§ **Provided data**
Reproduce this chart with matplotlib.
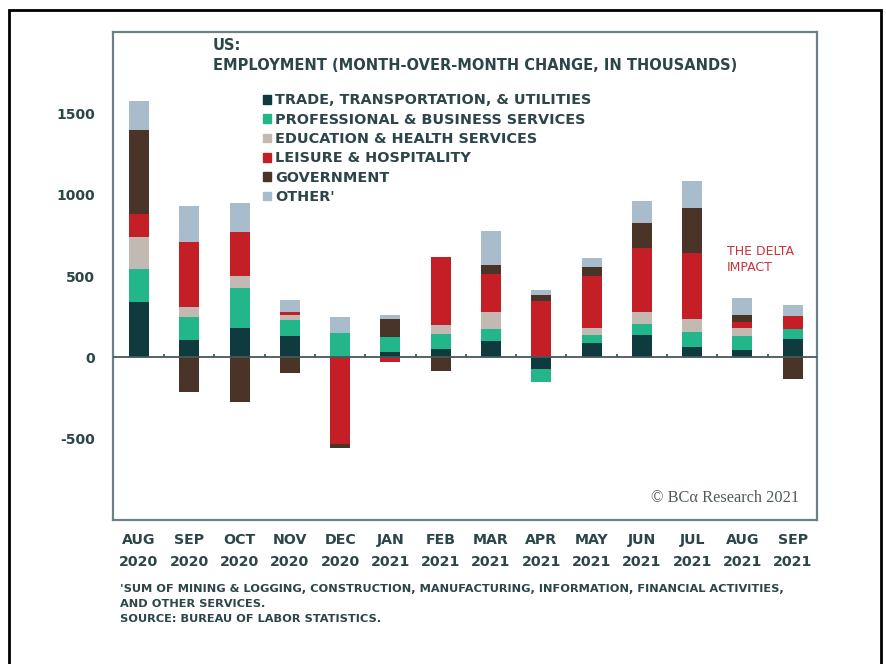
import numpy as np
import matplotlib
matplotlib.use('Agg')
import matplotlib.pyplot as plt
from matplotlib.patches import Patch, Rectangle

months = ['AUG\n2020', 'SEP\n2020', 'OCT\n2020', 'NOV\n2020', 'DEC\n2020', 'JAN\n2021', 'FEB\n2021',
          'MAR\n2021', 'APR\n2021', 'MAY\n2021', 'JUN\n2021', 'JUL\n2021', 'AUG\n2021', 'SEP\n2021']

# month-over-month change, thousands
trade = [343, 108, 182, 131, 0, 33, 53, 98, -70, 88, 139, 63, 43, 115]
prof = [201, 139, 243, 96, 151, 92, 92, 78, -81, 47, 68, 92, 88, 57]
edu = [198, 61, 78, 31, 0, 0, 55, 102, 0, 47, 71, 82, 51, 0]
leisure = [139, 399, 265, 20, -535, -28, 419, 235, 345, 316, 394, 405, 34, 81]
gov = [515, -216, -274, -96, -25, 108, -86, 55, 41, 60, 154, 276, 42, -131]
other = [180, 221, 180, 77, 100, 25, 0, 211, 25, 53, 132, 167, 108, 70]

series = [
    ('TRADE, TRANSPORTATION, & UTILITIES', trade, '#0f3a3e'),
    ('PROFESSIONAL & BUSINESS SERVICES', prof, '#22b68a'),
    ('EDUCATION & HEALTH SERVICES', edu, '#c2bab2'),
    ('LEISURE & HOSPITALITY', leisure, '#c41f26'),
    ('GOVERNMENT', gov, '#4a3427'),
    ('OTHER\'', other, '#a8bccb'),
]

txt = '#2c4548'
frame = '#6a8283'
plt.rcParams['font.family'] = ['DejaVu Sans']

fig = plt.figure(figsize=(8.86, 6.64), dpi=100)
ax = fig.add_axes([113 / 886, 1 - 520 / 664, 704 / 886, 488 / 664])

x = np.arange(len(months))
pos = np.zeros(len(months))
neg = np.zeros(len(months))
handles = []
for name, vals, col in series:
    v = np.array(vals, dtype=float)
    b = np.where(v >= 0, pos, neg)
    ax.bar(x, v, 0.4, bottom=b, color=col, linewidth=0, zorder=2)
    pos = pos + np.where(v > 0, v, 0)
    neg = neg + np.where(v < 0, v, 0)
    handles.append(Patch(color=col, label=name))

ax.set_xlim(-0.517, 13.483)
ax.set_ylim(-1000, 2000)
ax.axhline(0, color='#44585a', lw=1.3, zorder=3)
ax.vlines(x[:-1] + 0.5, 0, 22, color='#44585a', lw=1.3, zorder=3)

for s in ax.spines.values():
    s.set_color(frame)
    s.set_linewidth(1.6)

ax.set_yticks([-500, 0, 500, 1000, 1500])
ax.set_yticklabels(['-500', '0', '500', '1000', '1500'], fontsize=10, fontweight='bold', color=txt)
ax.tick_params(axis='y', length=0, pad=13)
ax.set_xticks([])

for i, m in enumerate(months):
    ax.text(i, -1082, m, ha='center', va='top', fontsize=10.2, fontweight='bold', color=txt,
            linespacing=1.7)

ax.text(0.142, 0.987, 'US:\nEMPLOYMENT (MONTH-OVER-MONTH CHANGE, IN THOUSANDS)', transform=ax.transAxes,
        ha='left', va='top', fontsize=10.5, fontweight='bold', color=txt, linespacing=1.4)

leg = ax.legend(handles=handles, loc='upper left', bbox_to_anchor=(0.205, 0.886), frameon=False,
                handlelength=0.55, handleheight=0.55, handletextpad=0.3, labelspacing=0.37,
                borderaxespad=0, prop={'size': 10.4, 'weight': 'bold'})
for t in leg.get_texts():
    t.set_color(txt)

ax.text(0.872, 0.563, 'THE DELTA\nIMPACT', transform=ax.transAxes, ha='left', va='top',
        fontsize=9, color='#c8333b', linespacing=1.3)

ax.text(0.975, 0.045, '\u00a9 BC\u03b1 Research 2021', transform=ax.transAxes, ha='right', va='center',
        fontsize=11.8, family=['Liberation Serif', 'DejaVu Serif'], color='#505a5c')

fig.text(120 / 886, 1 - 584 / 664,
         '\'SUM OF MINING & LOGGING, CONSTRUCTION, MANUFACTURING, INFORMATION, FINANCIAL ACTIVITIES,\n'
         'AND OTHER SERVICES.\nSOURCE: BUREAU OF LABOR STATISTICS.',
         ha='left', va='top', fontsize=8.2, fontweight='bold', color=txt, linespacing=1.6)

# outer black frame (bottom edge is cut off in the reference)
fig.add_artist(Rectangle((9 / 886, -0.05), 872 / 886, 1.05 - 10 / 664, transform=fig.transFigure,
                         fill=False, edgecolor='black', lw=2))

fig.savefig('out.png', dpi=100)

§ **Exercise directions**
Give back exactly the lines from the first line of the data through the line with "plt.rcParams['font.family'] = ['DejaVu Sans']", pictures excluded.

§ **Written solution**
Reproduce this chart with matplotlib.
import numpy as np
import matplotlib
matplotlib.use('Agg')
import matplotlib.pyplot as plt
from matplotlib.patches import Patch, Rectangle

months = ['AUG\n2020', 'SEP\n2020', 'OCT\n2020', 'NOV\n2020', 'DEC\n2020', 'JAN\n2021', 'FEB\n2021',
          'MAR\n2021', 'APR\n2021', 'MAY\n2021', 'JUN\n2021', 'JUL\n2021', 'AUG\n2021', 'SEP\n2021']

# month-over-month change, thousands
trade = [343, 108, 182, 131, 0, 33, 53, 98, -70, 88, 139, 63, 43, 115]
prof = [201, 139, 243, 96, 151, 92, 92, 78, -81, 47, 68, 92, 88, 57]
edu = [198, 61, 78, 31, 0, 0, 55, 102, 0, 47, 71, 82, 51, 0]
leisure = [139, 399, 265, 20, -535, -28, 419, 235, 345, 316, 394, 405, 34, 81]
gov = [515, -216, -274, -96, -25, 108, -86, 55, 41, 60, 154, 276, 42, -131]
other = [180, 221, 180, 77, 100, 25, 0, 211, 25, 53, 132, 167, 108, 70]

series = [
    ('TRADE, TRANSPORTATION, & UTILITIES', trade, '#0f3a3e'),
    ('PROFESSIONAL & BUSINESS SERVICES', prof, '#22b68a'),
    ('EDUCATION & HEALTH SERVICES', edu, '#c2bab2'),
    ('LEISURE & HOSPITALITY', leisure, '#c41f26'),
    ('GOVERNMENT', gov, '#4a3427'),
    ('OTHER\'', other, '#a8bccb'),
]

txt = '#2c4548'
frame = '#6a8283'
plt.rcParams['font.family'] = ['DejaVu Sans']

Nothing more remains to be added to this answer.